Indeed, the time series GUI does not have to run in the background. It would suffice if the time series reader logic is streaming and this could be started automatically.

How about connecting your main logic directly to the time series reader logic? That would start the time series logic automatically.

However, for the interplay when both applications are running I thought it would be clearer if the time series reader logic is solely handled by the GUI. But of course input is appreciated how to handle such things.

I don't understand why the time series GUI is required. The wavemeter data is displayed in the main GUI. How are you using the two GUIs - what do you do in which?

[qku]

I will finalize things with the wavemeter dummy and then open a PR for more detailed testing. 👍

Do we really need a dedicated dummy? The wavemeter implements the data instream interface. Why don't we just use the data instream dummy?

[Nick-Grimm]

How about connecting your main logic directly to the time series reader logic? That would start the time series logic automatically.

The main logic is connected to the time series reader logic. That activates the time series logic automatically, however it does not yet automatically start accumulating counts.

I don't understand why the time series GUI is required. The wavemeter data is displayed in the main GUI. How are you using the two GUIs - what do you do in which?
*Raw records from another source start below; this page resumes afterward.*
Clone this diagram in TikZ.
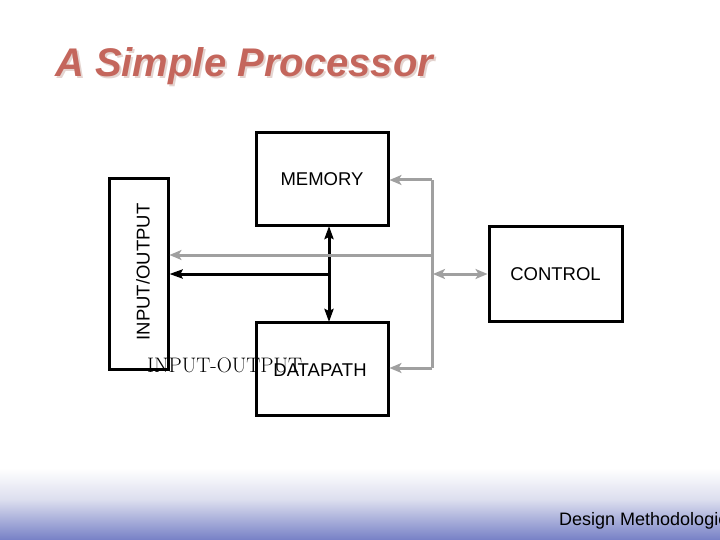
\documentclass[tikz,border=0pt]{standalone}
\usepackage{fontspec}
\setmainfont{Liberation Sans}
\newfontfamily\lmserif{Latin Modern Roman}
\usetikzlibrary{arrows.meta}
\definecolor{titlecol}{RGB}{196,102,92}
\definecolor{shadowcol}{RGB}{228,212,208}
\definecolor{graycol}{RGB}{160,160,160}
\definecolor{bluebot}{RGB}{118,128,198}
\definecolor{bluemid}{RGB}{220,222,238}
\tikzset{
  blockbox/.style={draw=black, line width=3pt, inner sep=0pt, font=\fontsize{18.5}{20}\selectfont},
  blackline/.style={draw=black, line width=3pt},
  grayline/.style={draw=graycol, line width=3pt},
  btip/.style={-{Stealth[length=13pt,width=9pt,inset=2pt]}},
  gtip/.style={-{Stealth[length=12pt,width=10pt,inset=3pt]}},
}
\begin{document}
\begin{tikzpicture}[x=1pt,y=-1pt]
\useasboundingbox (0,0) rectangle (720,540);
\begin{scope}
\clip (0,0) rectangle (720,540);
\shade[top color=white, bottom color=bluemid] (0,468) rectangle (720,500);
\shade[top color=bluemid, bottom color=bluebot] (0,499.5) rectangle (720,540);
\node[anchor=base west, inner sep=0pt, font=\fontsize{18}{20}\selectfont] (footer) at (559,525) {Design Methodologies};
\end{scope}
% title
\node[anchor=base west, inner sep=0pt, text=shadowcol, font=\fontsize{40}{44}\selectfont\bfseries\itshape] (titleshadow) at (57,79) {A Simple Processor};
\node[anchor=base west, inner sep=0pt, text=titlecol, font=\fontsize{40}{44}\selectfont\bfseries\itshape] (title) at (55,77) {A Simple Processor};
% blocks
\node[blockbox, minimum width=59pt, minimum height=190pt] (io) at (138.5,274) {};
\node[rotate=90, font=\fontsize{18.5}{20}\selectfont, inner sep=0pt] (iotext) at (143,272) {INPUT/OUTPUT};
\node[blockbox, minimum width=132pt, minimum height=93pt] (mem) at (322,179.5) {MEMORY};
\node[blockbox, minimum width=132pt, minimum height=93pt] (dp) at (322,368.5) {};
\node[blockbox, minimum width=133pt, minimum height=94pt] (ctrl) at (555.5,274) {CONTROL};
\node[font=\fontsize{18.5}{20}\selectfont, inner sep=0pt] (dptext) at (320,370) {DATAPATH};
\node[anchor=base west, inner sep=0pt, font=\fontsize{21}{24}\selectfont\lmserif] (ioolabel) at (147,372.5) {INPUT-OUTPUT};
% black connectors
\coordinate (junc) at (329,274);
\draw[blackline, {Stealth[length=13pt,width=9pt,inset=2pt]}-{Stealth[length=13pt,width=9pt,inset=2pt]}] (329,226) -- (329,322);
\draw[blackline, btip] (junc) -- (io.east |- junc);
% gray connectors
\coordinate (gtop) at (432,180);
\coordinate (gbot) at (432,368);
\coordinate (gio) at (432,255);
\coordinate (gctl) at (433,274);
\draw[grayline] (gtop) -- (gbot);
\draw[grayline, gtip] (gtop) -- (mem.east |- gtop);
\draw[grayline, gtip] (gbot) -- (dp.east |- gbot);
\draw[grayline, gtip] (gio) -- (io.east |- gio);
\draw[grayline, {Stealth[length=12pt,width=10pt,inset=3pt]}-{Stealth[length=12pt,width=10pt,inset=3pt]}] (gctl) -- (ctrl.west |- gctl);
\end{tikzpicture}
\end{document}
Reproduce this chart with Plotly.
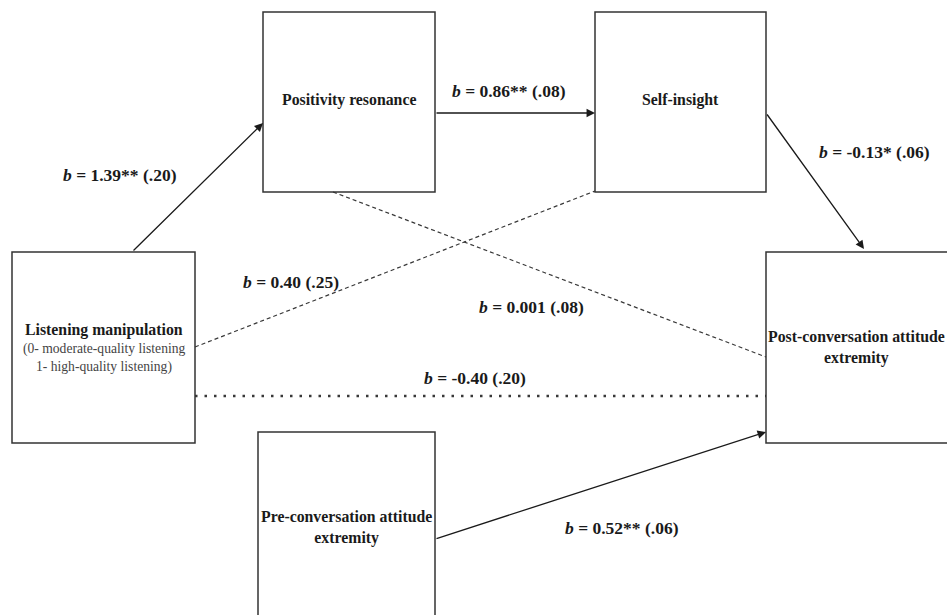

The time series GUI is used as a slow counter to display counts. In our workflow this runs constantly. The wavemeter GUI displays wavemeter data and eventually correlates them with the counts from the time series reader logic.
And as the slow counter (time series GUI) runs constantly we e.g. don't want the wavemeter logic to stop the time series toolchain.

[Nick-Grimm]

Do we really need a dedicated dummy? The wavemeter implements the data instream interface. Why don't we just use the data instream dummy?

I don't think we need a dedicated dummy. The data instream dummy can be used. However it does no provide attributes such as _wm_start_time. That is for now required for the lower plot, but maybe there is a way to circumvent that.